I was reminded of this video where a live-in-his-parents-basement, low-on-social-skills, hard-core-gamer type nerd rants about a hipster girl who has claimed I be a nerd. I found it poignant, sort of. I guess for him it's a bit like me and my friends back in the 80s when the sorority girls started to like "our music." To walk by a sorority house and hear the Psychedelic Furs or the Smiths blasting out of it... it was like a blow to the heart.

Not that there's anything wrong with sorority girls... but how could they possibly understand? Speaking for the outcast... Why does the pretty, popular peoples' embrace of "our" culture disgust us? Or do we just feel robbed of the only cache we thought we had... Our knowledge and enjoyment of some arcane body of art or information? We may not have looks or social skills, but we do have our superior taste and intelligence... This attitude that we had... well, it's the exact opposite of evangelism, isn't it?! Or maybe it's just about semantics – one's preferred definition of the word "nerd." (As in, "Hipster girl, if you were really a nerd – my definition of a nerd – you would not enjoy it.")
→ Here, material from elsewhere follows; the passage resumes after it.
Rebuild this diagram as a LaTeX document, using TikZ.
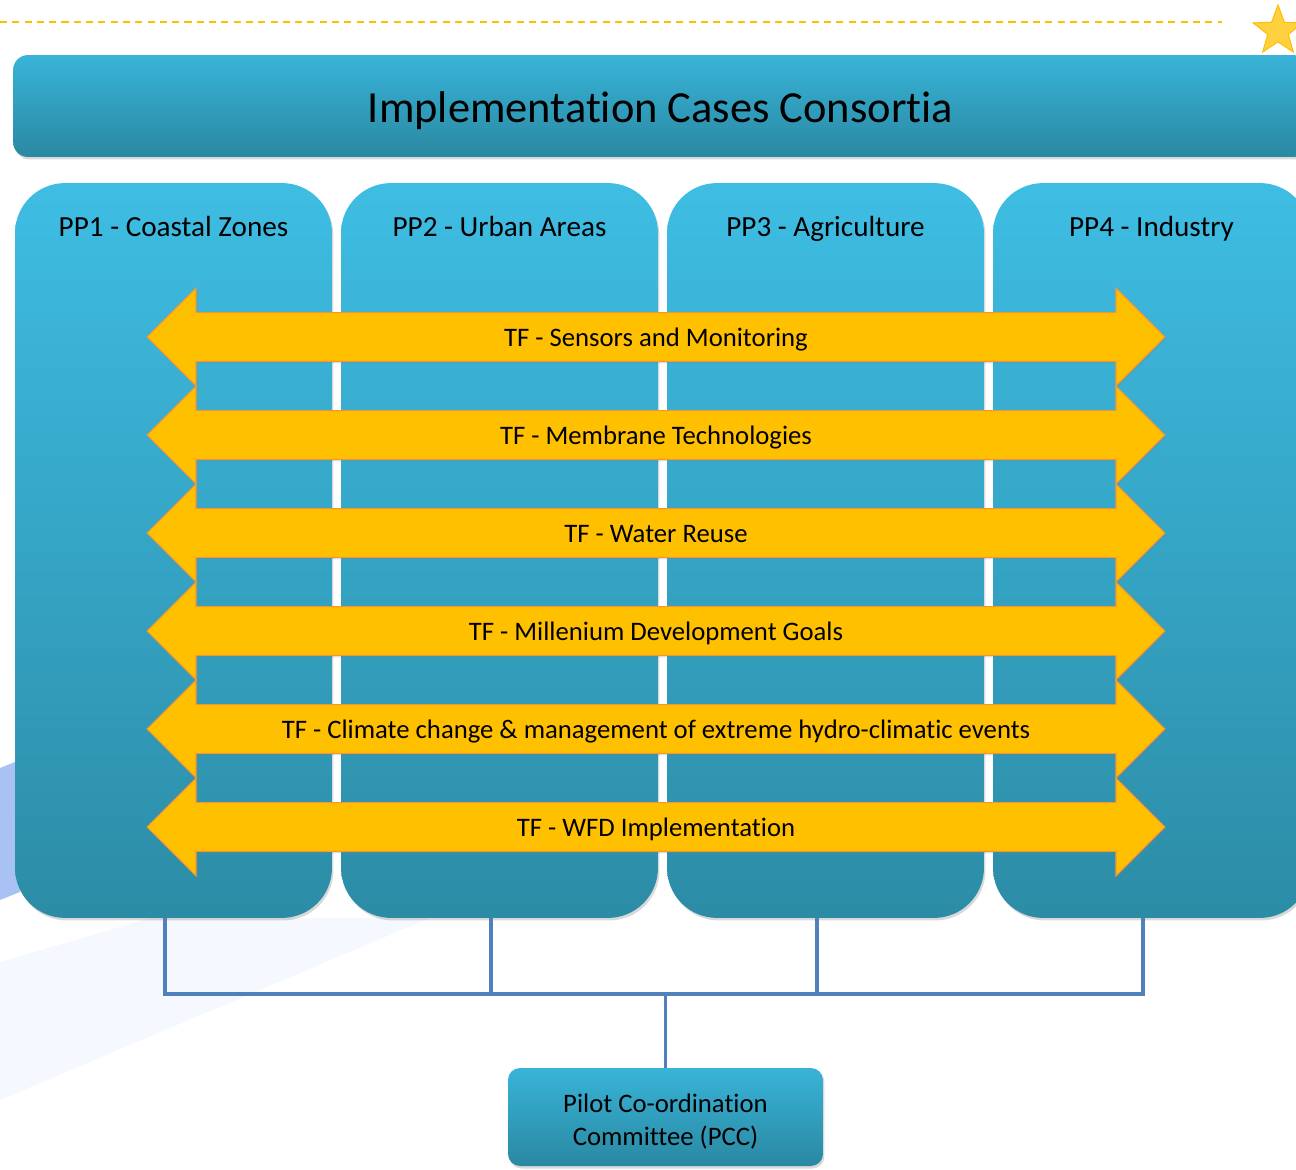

I have no direction to go with this, just making some observations... 
My people... I love them!
Comic cons are really fun... I saw Storm Troopers and Ghostbusters (AND their car!) and Doctor Whos and Batmen and Poison Ivys and Jokers and Riddlers (or as Bill called him when he was little, Wrigglers) and Jack Sparrows and the Batmobile and the Mystery Machine (the Scoobie Doo gang's van) and the Back to the Future car... and lots of silly, creative merchandise... We watched artists draw and met authors and just generally milled around with like minded souls... People who love a ripping, larger-than-life story, with an unrealistically muscular, impossibly flat-abbed hero or a crazily large-chested heroine... these fellow nerds and sci-fi geeks... My people... I love them!